Гант сидел в кресле-каталке на балконе пятого этажа и глядел сквозь ясный октябрьский воздух на расстилавшийся внизу окутанный дымкой город. Он выглядел очень чистым, почти хрупким. На его узких губах играла слабая улыбка облегчения и счастья. Он курил длинную сигару, воспринимая все вновь пробудившимися чувствами.
— Вон там, — сказал он, указывая, — я провел мою раннюю юность. Где-то там стояла гостиница старого Джеффа Стритера, — показал он.
— Копай глубже! — сказала Хелен, усмехаясь.
Гант думал о годах, пролегавших между этими пределами, и о смутных путях судьбы. Его жизнь казалась чужой и странной.
— Мы здесь повсюду побываем, во всех этих местах, когда ты выйдешь из больницы. Тебя выпишут послезавтра. Ты знаешь это? Ты знаешь, что ты уже почти совсем здоров? — воскликнула она с широкой улыбкой.
— Да, я теперь буду здоров, — сказал Гант. — Я чувствую себя на двадцать лет моложе!
— Бедный папочка! — сказала она. — Бедный старый папочка!
На ее глазах стояли слезы. Она сжала его лицо в больших ладонях и притянула его голову к себе на грудь.
XXVII
Восстань, мой Шекспир! И он восстал. Бард восстал по всей шири и глуби своего прекрасного нового мира. Он сын был всех веков, не этих лет. К тому же его трехсотлетие случилось только один раз — по прошествии
Юджин вырвал чандосовский портрет из «Индепендент» и прибил его к оштукатуренной стене задней комнаты. Потом, все еще полный великолепных звуков хвалебного гимна Бена Джонсона, он нацарапал внизу большими трепетными буквами: «Восстань, мой Шекспир!» Крупное пухлое лицо — «такой дурацкой головы не видали, верно, вы» — бесцеремонно вперяло в него выпуклые глаза, козлиная бородка топорщилась тщеславием. Но Юджин, вдохновленный, вновь погрузился в листы своего сочинения, разбросанного по столу.
Он попался. Он неблагоразумно ушел, оставив Барда на стене. А когда вернулся, Бен и Хелен уже прочли подпись. После этого его посылали с поручением или звали к столу и к телефону только поэтически:
«Восстань, мой Шекспир!»
Оскорбленно багровея, он восставал.
«Мой Шекспир, передай, пожалуйста, печенье!», «Может быть, мой Шекспир пододвинет мне масленку?» — говорил Бен, хмурясь в его сторону.
— Мой Шекспир! Мой Шекспир! Еще кусочек пирога? — сказала Хелен и со смехом раскаяния добавила: — Как нехорошо!
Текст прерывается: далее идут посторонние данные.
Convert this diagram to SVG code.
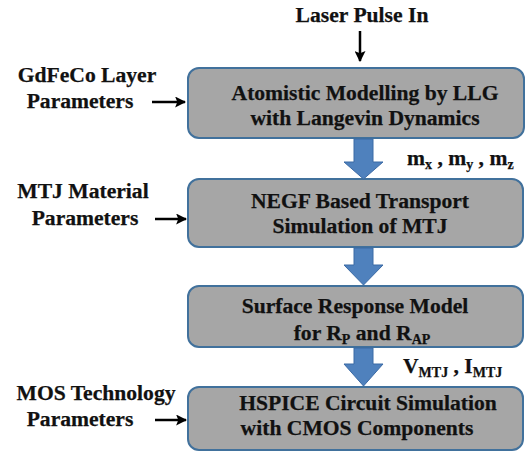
<svg xmlns="http://www.w3.org/2000/svg" width="526" height="454" viewBox="0 0 526 454">
<defs>
<style>
text{font-family:'Liberation Serif',serif;font-weight:700;font-size:21.6px;fill:#111;stroke:#111;stroke-width:0.25}
.c{text-anchor:middle}
.box{fill:#A6A6A6;stroke:#41719C;stroke-width:2}
.blk{stroke:#000;stroke-width:2.5;fill:none}
.big{fill:#4F81BD;stroke:#3B6AA5;stroke-width:1}
.sub{font-size:14px}
</style>
<marker id="ah" viewBox="0 0 10 10" refX="9" refY="5" markerWidth="4.4" markerHeight="4.4" orient="auto" markerUnits="strokeWidth">
<path d="M0,0 L10,5 L0,10 L2,5 Z" fill="#000"/>
</marker>
</defs>
<rect width="526" height="454" fill="#fff"/>
<g font-family="Liberation Serif">
<g id="laser">
<text class="c" x="362" y="22">Laser Pulse In</text>
</g>
<g id="gdfeco">
<text class="c" x="87" y="82">GdFeCo Layer</text>
<text class="c" x="80" y="108">Parameters</text>
</g>
<g id="mtjmat">
<text class="c" x="83" y="198">MTJ Material</text>
<text class="c" x="85" y="225">Parameters</text>
</g>
<g id="mostech">
<text class="c" x="96" y="400">MOS Technology</text>
<text class="c" x="80" y="426">Parameters</text>
</g>
<g id="box1">
<rect class="box" x="188" y="68" width="336" height="70" rx="11"/>
<text class="c" x="365" y="100">Atomistic Modelling by LLG</text>
<text class="c" x="365" y="125">with Langevin Dynamics</text>
</g>
<g id="box2">
<rect class="box" x="188" y="179" width="335" height="68" rx="11"/>
<text class="c" x="360" y="208">NEGF Based Transport</text>
<text class="c" x="360" y="233">Simulation of MTJ</text>
</g>
<g id="box3">
<rect class="box" x="188" y="286" width="335" height="61" rx="11"/>
<text class="c" x="355" y="313">Surface Response Model</text>
<text class="c" x="362" y="340">for R<tspan class="sub" dy="4">P</tspan><tspan dy="-4"> and R</tspan><tspan class="sub" dy="4">AP</tspan></text>
</g>
<g id="box4">
<rect class="box" x="188" y="387" width="335" height="63" rx="11"/>
<text class="c" x="368" y="410">HSPICE Circuit Simulation</text>
<text class="c" x="357" y="435">with CMOS Components</text>
</g>
<g id="connectors">
<line class="blk" x1="360" y1="31" x2="360" y2="61" marker-end="url(#ah)"/>
<line class="blk" x1="152" y1="102" x2="185" y2="102" marker-end="url(#ah)"/>
<line class="blk" x1="155" y1="219" x2="186" y2="219" marker-end="url(#ah)"/>
<line class="blk" x1="155" y1="420" x2="186" y2="420" marker-end="url(#ah)"/>
<path class="big" d="M354,139 L373,139 L373,162 L383,162 L363.5,179 L344,162 L354,162 Z"/>
<path class="big" d="M354,248 L373,248 L373,265 L383,265 L363.5,285 L344,265 L354,265 Z"/>
<path class="big" d="M354,348 L373,348 L373,364 L383,364 L363.5,386 L344,364 L354,364 Z"/>
<text x="407" y="165">m<tspan class="sub" dy="4">x</tspan><tspan dy="-4"> , m</tspan><tspan class="sub" dy="4">y</tspan><tspan dy="-4"> , m</tspan><tspan class="sub" dy="4">z</tspan></text>
<text x="403" y="373">V<tspan class="sub" dy="4">MTJ</tspan><tspan dy="-4"> , I</tspan><tspan class="sub" dy="4">MTJ</tspan></text>
</g>
</g>
</svg>
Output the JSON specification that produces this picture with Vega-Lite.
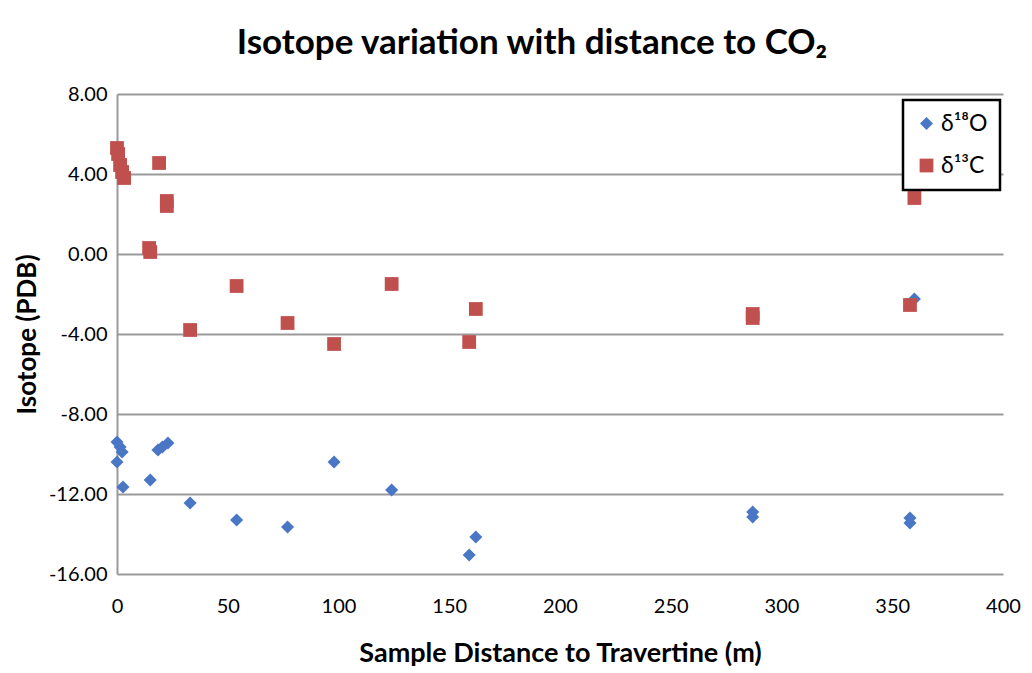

Мы совсем задразнили малыша.
Она смеялась, потирая большой прямой подбородок, смотрела в окно и смеялась рассеянно, с раскаянием — смеялась.
Но «…его искусство было вселенским. Он видел жизнь ясно, во всей ее целостности. Он был интеллектуальным океаном, волны которого омывали все берега мысли. В нем одном совмещалось все: правовед, купец, воин, врач, государственный муж. Ученых поражает глубина его познаний. В „Венецианском купце“ он разрешает труднейшие юридические казусы с уверенностью опытного адвоката. В „Короле Лире“ он лечит Лира от безумия сном. „Сон, распутывающий клубок забот“. Так почти триста лет назад он предвидел самые последние достижения современной науки. Он рисует характеры проникновенно и сочувственно, а потому смеется не над своими персонажами, но вместе с ними».
Юджин получил медаль — из бронзы, а может быть, из какого-нибудь другого металла, еще более нетленного. Нечетко вычеканенный профиль Барда. V. III 1616–1916. Долгая и полезная жизнь.
Механика мемориального представления была прекрасна и проста. Об этом позаботился автор — доктор Джордж Б. Рокхэм, который, по слухам, одно время играл в труппе Бена Грита. Все слова были написаны доктором Джорджем Б. Рокхэмом, и соответственно все слова были написаны для доктора Джорджа Б. Рокхэма. Доктор Джордж Б. Рокхэм был Гласом Истории. Невинные младенцы алтамонтских школ были немыми иллюстрациями к Гласу.